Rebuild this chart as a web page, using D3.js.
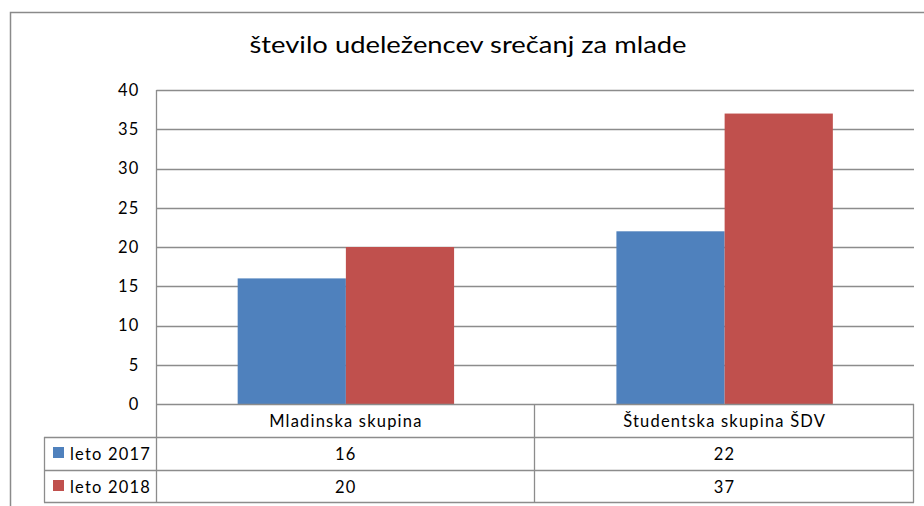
<!DOCTYPE html>
<html><head><meta charset="utf-8">
<script src="https://cdn.jsdelivr.net/npm/d3@7"></script>
<style>body{margin:0;background:#fff}svg{display:block}text{font-family:Lato,"Open Sans",sans-serif;fill:#000}
.lbl{font-size:16.5px;letter-spacing:1.2px}</style>
</head><body><svg id="c" width="924" height="506"></svg>
<script>
const title = "število udeležencev srečanj za mlade";
const categories = ["Mladinska skupina", "Študentska skupina ŠDV"];
const seriesNames = ["leto 2017", "leto 2018"];
const values2017 = [16, 22];
const values2018 = [20, 37];
const seriesColors = ["#4F81BD", "#C0504D"];
const yTicks = [0, 5, 10, 15, 20, 25, 30, 35, 40];
const seriesValues = [values2017, values2018];

(function () {
const svg = d3.select("#c");
const grid = "#8c8c8c";
svg.append("rect").attr("x", 10.5).attr("y", 12.5).attr("width", 930).attr("height", 510)
  .attr("fill", "none").attr("stroke", "#8a8a8a").attr("stroke-width", 1.5);

svg.append("text").attr("x", 468).attr("y", 53).attr("text-anchor", "middle")
  .attr("font-size", 23).attr("textLength", 437).attr("lengthAdjust", "spacingAndGlyphs").text(title);

const pLeft = 156.5, pRight = 914, pTop = 90, pBottom = 404;
const y = d3.scaleLinear().domain([0, 40]).range([pBottom, pTop]);
const x = d3.scaleBand().domain(categories).range([pLeft, pRight]).padding(0);
const xs = d3.scaleBand().domain(seriesNames).range([0, x.bandwidth()]).paddingInner(0).paddingOuter(0.75);

svg.append("g").selectAll("line").data(yTicks.filter(t => t > 0)).join("line")
  .attr("x1", pLeft).attr("x2", pRight).attr("y1", d => Math.round(y(d)) + 0.5).attr("y2", d => Math.round(y(d)) + 0.5)
  .attr("stroke", grid).attr("stroke-width", 1.3);

seriesNames.forEach((s, si) => {
  svg.append("g").selectAll("rect").data(categories).join("rect")
    .attr("x", d => x(d) + xs(s)).attr("width", xs.bandwidth())
    .attr("y", (d, i) => y(seriesValues[si][i])).attr("height", (d, i) => pBottom - y(seriesValues[si][i]))
    .attr("fill", seriesColors[si]);
});

const yAxis = d3.axisLeft(y).tickValues(yTicks).tickSize(0).tickPadding(17);
const ga = svg.append("g").attr("transform", `translate(${pLeft},0)`).call(yAxis);
ga.select(".domain").remove();
ga.selectAll("text").attr("class", "lbl").attr("font-size", null).attr("font-family", null).attr("fill", "#000");

const rowH = 33;
const rows = [pBottom, pBottom + rowH, pBottom + 2 * rowH, pBottom + 3 * rowH - 1];
const tg = svg.append("g").attr("stroke", grid).attr("stroke-width", 1.3);
tg.append("line").attr("x1", pLeft).attr("x2", pRight).attr("y1", rows[0] + 0.5).attr("y2", rows[0] + 0.5);
[1, 2, 3].forEach(r => tg.append("line").attr("x1", 44).attr("x2", pRight).attr("y1", rows[r] + 0.5).attr("y2", rows[r] + 0.5));
tg.append("line").attr("x1", pLeft).attr("x2", pLeft).attr("y1", pTop).attr("y2", rows[3] + 0.5);
tg.append("line").attr("x1", 44.5).attr("x2", 44.5).attr("y1", rows[1]).attr("y2", rows[3] + 0.5);
categories.forEach(c => {
  const xr = x(c) + x.bandwidth();
  tg.append("line").attr("x1", Math.round(xr) - 0.5).attr("x2", Math.round(xr) - 0.5).attr("y1", rows[0]).attr("y2", rows[3] + 0.5);
});

svg.append("g").selectAll("text").data(categories).join("text").attr("class", "lbl")
  .attr("x", d => x(d) + x.bandwidth() / 2).attr("y", rows[0] + rowH / 2 + 6)
  .attr("text-anchor", "middle").text(d => d);

seriesNames.forEach((s, si) => {
  const ry = rows[si + 1];
  svg.append("rect").attr("x", 53).attr("y", ry + 10).attr("width", 11).attr("height", 11).attr("fill", seriesColors[si]);
  svg.append("text").attr("class", "lbl").attr("x", 70).attr("y", ry + rowH / 2 + 6).text(s);
  svg.append("g").selectAll("text").data(categories).join("text").attr("class", "lbl")
    .attr("x", d => x(d) + x.bandwidth() / 2).attr("y", ry + rowH / 2 + 6)
    .attr("text-anchor", "middle").text((d, i) => seriesValues[si][i]);
});
})();
</script></body></html>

### What is asked
Your task is to return the lines above, from the first one up to and including the line containing "const seriesValues = [values2017, values2018];", minus any pictures.

### Answer to this task
Rebuild this chart as a web page, using D3.js.
<!DOCTYPE html>
<html><head><meta charset="utf-8">
<script src="https://cdn.jsdelivr.net/npm/d3@7"></script>
<style>body{margin:0;background:#fff}svg{display:block}text{font-family:Lato,"Open Sans",sans-serif;fill:#000}
.lbl{font-size:16.5px;letter-spacing:1.2px}</style>
</head><body><svg id="c" width="924" height="506"></svg>
<script>
const title = "število udeležencev srečanj za mlade";
const categories = ["Mladinska skupina", "Študentska skupina ŠDV"];
const seriesNames = ["leto 2017", "leto 2018"];
const values2017 = [16, 22];
const values2018 = [20, 37];
const seriesColors = ["#4F81BD", "#C0504D"];
const yTicks = [0, 5, 10, 15, 20, 25, 30, 35, 40];
const seriesValues = [values2017, values2018];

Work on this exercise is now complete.